* GIVEN INSTRUCTION *
Leave out the pictures and transcribe the rest of the records exactly.

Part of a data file
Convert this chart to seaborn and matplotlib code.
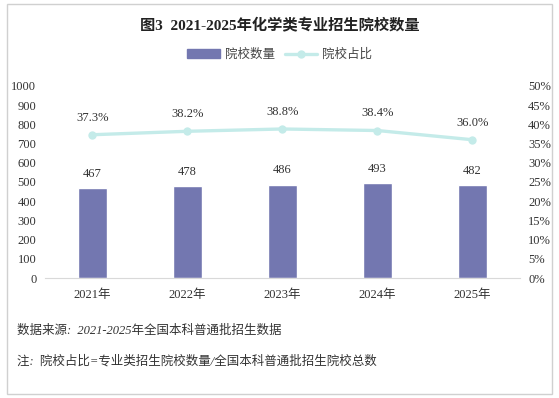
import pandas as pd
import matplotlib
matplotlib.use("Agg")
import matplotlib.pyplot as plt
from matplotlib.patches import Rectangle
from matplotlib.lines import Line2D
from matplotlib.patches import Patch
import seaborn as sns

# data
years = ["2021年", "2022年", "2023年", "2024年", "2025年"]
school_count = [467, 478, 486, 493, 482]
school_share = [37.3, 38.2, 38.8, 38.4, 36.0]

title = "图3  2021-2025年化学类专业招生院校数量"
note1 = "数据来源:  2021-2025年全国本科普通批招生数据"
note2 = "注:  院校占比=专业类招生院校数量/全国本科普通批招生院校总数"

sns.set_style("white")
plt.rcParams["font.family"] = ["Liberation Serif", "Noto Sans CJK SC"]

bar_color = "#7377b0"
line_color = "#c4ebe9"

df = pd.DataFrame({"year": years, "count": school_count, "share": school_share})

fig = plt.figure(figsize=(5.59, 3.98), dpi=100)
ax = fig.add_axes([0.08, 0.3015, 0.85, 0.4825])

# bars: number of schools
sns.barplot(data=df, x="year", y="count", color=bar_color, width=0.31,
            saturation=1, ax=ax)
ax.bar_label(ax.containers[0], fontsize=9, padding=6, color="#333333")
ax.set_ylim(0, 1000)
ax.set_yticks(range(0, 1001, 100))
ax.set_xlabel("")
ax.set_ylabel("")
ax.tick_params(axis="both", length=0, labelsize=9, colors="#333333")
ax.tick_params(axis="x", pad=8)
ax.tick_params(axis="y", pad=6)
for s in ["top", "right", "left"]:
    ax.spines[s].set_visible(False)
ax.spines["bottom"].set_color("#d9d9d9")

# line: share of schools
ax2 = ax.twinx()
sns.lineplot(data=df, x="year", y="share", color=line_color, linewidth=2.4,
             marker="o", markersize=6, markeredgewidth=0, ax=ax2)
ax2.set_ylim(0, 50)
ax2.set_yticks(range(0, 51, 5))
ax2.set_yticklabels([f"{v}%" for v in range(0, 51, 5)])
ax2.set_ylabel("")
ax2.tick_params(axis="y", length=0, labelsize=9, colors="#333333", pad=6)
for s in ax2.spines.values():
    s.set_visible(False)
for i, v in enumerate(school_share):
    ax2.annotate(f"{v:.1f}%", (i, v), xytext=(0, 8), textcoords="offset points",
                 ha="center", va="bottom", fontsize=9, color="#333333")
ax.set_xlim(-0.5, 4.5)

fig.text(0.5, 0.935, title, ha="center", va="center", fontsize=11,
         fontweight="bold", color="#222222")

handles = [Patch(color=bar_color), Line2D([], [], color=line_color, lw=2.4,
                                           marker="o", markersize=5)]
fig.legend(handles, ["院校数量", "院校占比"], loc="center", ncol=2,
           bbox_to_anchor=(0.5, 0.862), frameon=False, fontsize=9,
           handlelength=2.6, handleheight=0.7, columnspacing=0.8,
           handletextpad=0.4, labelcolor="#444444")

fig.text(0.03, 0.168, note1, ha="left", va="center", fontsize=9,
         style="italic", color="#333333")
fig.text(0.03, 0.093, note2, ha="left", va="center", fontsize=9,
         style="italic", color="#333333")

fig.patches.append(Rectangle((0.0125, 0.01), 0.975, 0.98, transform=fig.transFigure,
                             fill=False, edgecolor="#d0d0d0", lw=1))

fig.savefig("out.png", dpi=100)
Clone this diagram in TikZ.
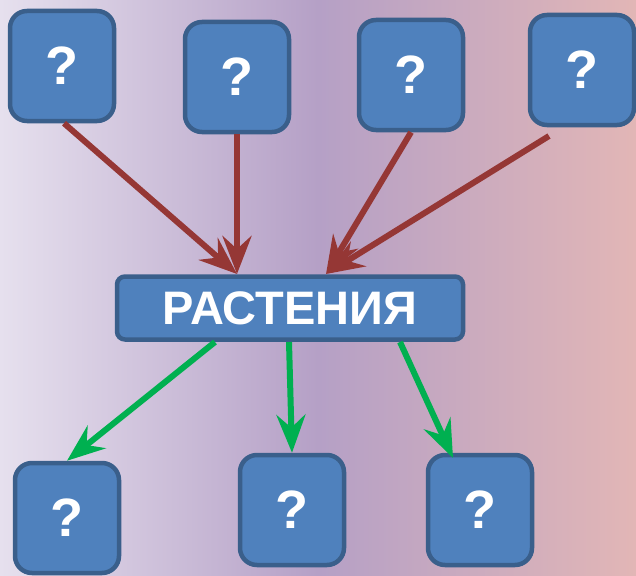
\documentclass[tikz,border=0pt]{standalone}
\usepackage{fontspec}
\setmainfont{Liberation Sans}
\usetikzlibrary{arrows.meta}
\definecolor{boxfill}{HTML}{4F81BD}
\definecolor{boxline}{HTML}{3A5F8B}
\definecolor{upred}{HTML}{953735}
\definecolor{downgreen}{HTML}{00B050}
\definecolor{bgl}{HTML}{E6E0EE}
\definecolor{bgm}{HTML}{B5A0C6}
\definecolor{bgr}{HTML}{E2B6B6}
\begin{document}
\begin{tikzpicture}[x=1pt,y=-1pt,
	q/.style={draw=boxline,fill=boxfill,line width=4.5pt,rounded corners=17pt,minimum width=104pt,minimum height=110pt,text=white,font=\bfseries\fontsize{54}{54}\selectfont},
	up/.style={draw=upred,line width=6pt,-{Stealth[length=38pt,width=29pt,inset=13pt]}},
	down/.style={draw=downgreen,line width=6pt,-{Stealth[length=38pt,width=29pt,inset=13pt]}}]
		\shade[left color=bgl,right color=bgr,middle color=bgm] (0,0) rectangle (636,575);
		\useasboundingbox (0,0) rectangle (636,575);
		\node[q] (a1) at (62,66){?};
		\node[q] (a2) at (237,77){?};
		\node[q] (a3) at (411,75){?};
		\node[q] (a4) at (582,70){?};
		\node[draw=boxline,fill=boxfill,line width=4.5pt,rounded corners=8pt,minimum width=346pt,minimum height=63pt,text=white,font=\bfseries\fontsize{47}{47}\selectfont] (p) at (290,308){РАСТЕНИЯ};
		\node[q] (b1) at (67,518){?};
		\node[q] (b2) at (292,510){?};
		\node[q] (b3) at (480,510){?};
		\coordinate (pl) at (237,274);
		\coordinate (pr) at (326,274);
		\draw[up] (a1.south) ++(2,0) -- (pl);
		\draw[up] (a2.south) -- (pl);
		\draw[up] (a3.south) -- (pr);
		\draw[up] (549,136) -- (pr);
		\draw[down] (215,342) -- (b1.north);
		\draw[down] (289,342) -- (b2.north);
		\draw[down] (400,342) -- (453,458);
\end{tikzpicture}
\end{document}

* EXERCISE RESULT *
Convert this chart to seaborn and matplotlib code.
import pandas as pd
import matplotlib
matplotlib.use("Agg")
import matplotlib.pyplot as plt
from matplotlib.patches import Rectangle
from matplotlib.lines import Line2D
from matplotlib.patches import Patch
import seaborn as sns

# data
years = ["2021年", "2022年", "2023年", "2024年", "2025年"]
school_count = [467, 478, 486, 493, 482]
school_share = [37.3, 38.2, 38.8, 38.4, 36.0]

title = "图3  2021-2025年化学类专业招生院校数量"
note1 = "数据来源:  2021-2025年全国本科普通批招生数据"
note2 = "注:  院校占比=专业类招生院校数量/全国本科普通批招生院校总数"

sns.set_style("white")
plt.rcParams["font.family"] = ["Liberation Serif", "Noto Sans CJK SC"]

bar_color = "#7377b0"
line_color = "#c4ebe9"

df = pd.DataFrame({"year": years, "count": school_count, "share": school_share})

fig = plt.figure(figsize=(5.59, 3.98), dpi=100)
ax = fig.add_axes([0.08, 0.3015, 0.85, 0.4825])

# bars: number of schools
sns.barplot(data=df, x="year", y="count", color=bar_color, width=0.31,
            saturation=1, ax=ax)
ax.bar_label(ax.containers[0], fontsize=9, padding=6, color="#333333")
ax.set_ylim(0, 1000)
ax.set_yticks(range(0, 1001, 100))
ax.set_xlabel("")
ax.set_ylabel("")
ax.tick_params(axis="both", length=0, labelsize=9, colors="#333333")
ax.tick_params(axis="x", pad=8)
ax.tick_params(axis="y", pad=6)
for s in ["top", "right", "left"]:
    ax.spines[s].set_visible(False)
ax.spines["bottom"].set_color("#d9d9d9")

# line: share of schools
ax2 = ax.twinx()
sns.lineplot(data=df, x="year", y="share", color=line_color, linewidth=2.4,
             marker="o", markersize=6, markeredgewidth=0, ax=ax2)
ax2.set_ylim(0, 50)
ax2.set_yticks(range(0, 51, 5))
ax2.set_yticklabels([f"{v}%" for v in range(0, 51, 5)])
ax2.set_ylabel("")
ax2.tick_params(axis="y", length=0, labelsize=9, colors="#333333", pad=6)
for s in ax2.spines.values():
    s.set_visible(False)
for i, v in enumerate(school_share):
    ax2.annotate(f"{v:.1f}%", (i, v), xytext=(0, 8), textcoords="offset points",
                 ha="center", va="bottom", fontsize=9, color="#333333")
ax.set_xlim(-0.5, 4.5)

fig.text(0.5, 0.935, title, ha="center", va="center", fontsize=11,
         fontweight="bold", color="#222222")

handles = [Patch(color=bar_color), Line2D([], [], color=line_color, lw=2.4,
                                           marker="o", markersize=5)]
fig.legend(handles, ["院校数量", "院校占比"], loc="center", ncol=2,
           bbox_to_anchor=(0.5, 0.862), frameon=False, fontsize=9,
           handlelength=2.6, handleheight=0.7, columnspacing=0.8,
           handletextpad=0.4, labelcolor="#444444")

fig.text(0.03, 0.168, note1, ha="left", va="center", fontsize=9,
         style="italic", color="#333333")
fig.text(0.03, 0.093, note2, ha="left", va="center", fontsize=9,
         style="italic", color="#333333")

fig.patches.append(Rectangle((0.0125, 0.01), 0.975, 0.98, transform=fig.transFigure,
                             fill=False, edgecolor="#d0d0d0", lw=1))

fig.savefig("out.png", dpi=100)
Clone this diagram in TikZ.
\documentclass[tikz,border=0pt]{standalone}
\usepackage{fontspec}
\setmainfont{Liberation Sans}
\usetikzlibrary{arrows.meta}
\definecolor{boxfill}{HTML}{4F81BD}
\definecolor{boxline}{HTML}{3A5F8B}
\definecolor{upred}{HTML}{953735}
\definecolor{downgreen}{HTML}{00B050}
\definecolor{bgl}{HTML}{E6E0EE}
\definecolor{bgm}{HTML}{B5A0C6}
\definecolor{bgr}{HTML}{E2B6B6}
\begin{document}
\begin{tikzpicture}[x=1pt,y=-1pt,
	q/.style={draw=boxline,fill=boxfill,line width=4.5pt,rounded corners=17pt,minimum width=104pt,minimum height=110pt,text=white,font=\bfseries\fontsize{54}{54}\selectfont},
	up/.style={draw=upred,line width=6pt,-{Stealth[length=38pt,width=29pt,inset=13pt]}},
	down/.style={draw=downgreen,line width=6pt,-{Stealth[length=38pt,width=29pt,inset=13pt]}}]
		\shade[left color=bgl,right color=bgr,middle color=bgm] (0,0) rectangle (636,575);
		\useasboundingbox (0,0) rectangle (636,575);
		\node[q] (a1) at (62,66){?};
		\node[q] (a2) at (237,77){?};
		\node[q] (a3) at (411,75){?};
		\node[q] (a4) at (582,70){?};
		\node[draw=boxline,fill=boxfill,line width=4.5pt,rounded corners=8pt,minimum width=346pt,minimum height=63pt,text=white,font=\bfseries\fontsize{47}{47}\selectfont] (p) at (290,308){РАСТЕНИЯ};
		\node[q] (b1) at (67,518){?};
		\node[q] (b2) at (292,510){?};
		\node[q] (b3) at (480,510){?};
		\coordinate (pl) at (237,274);
		\coordinate (pr) at (326,274);
		\draw[up] (a1.south) ++(2,0) -- (pl);
		\draw[up] (a2.south) -- (pl);
		\draw[up] (a3.south) -- (pr);
		\draw[up] (549,136) -- (pr);
		\draw[down] (215,342) -- (b1.north);
		\draw[down] (289,342) -- (b2.north);
		\draw[down] (400,342) -- (453,458);
\end{tikzpicture}
\end{document}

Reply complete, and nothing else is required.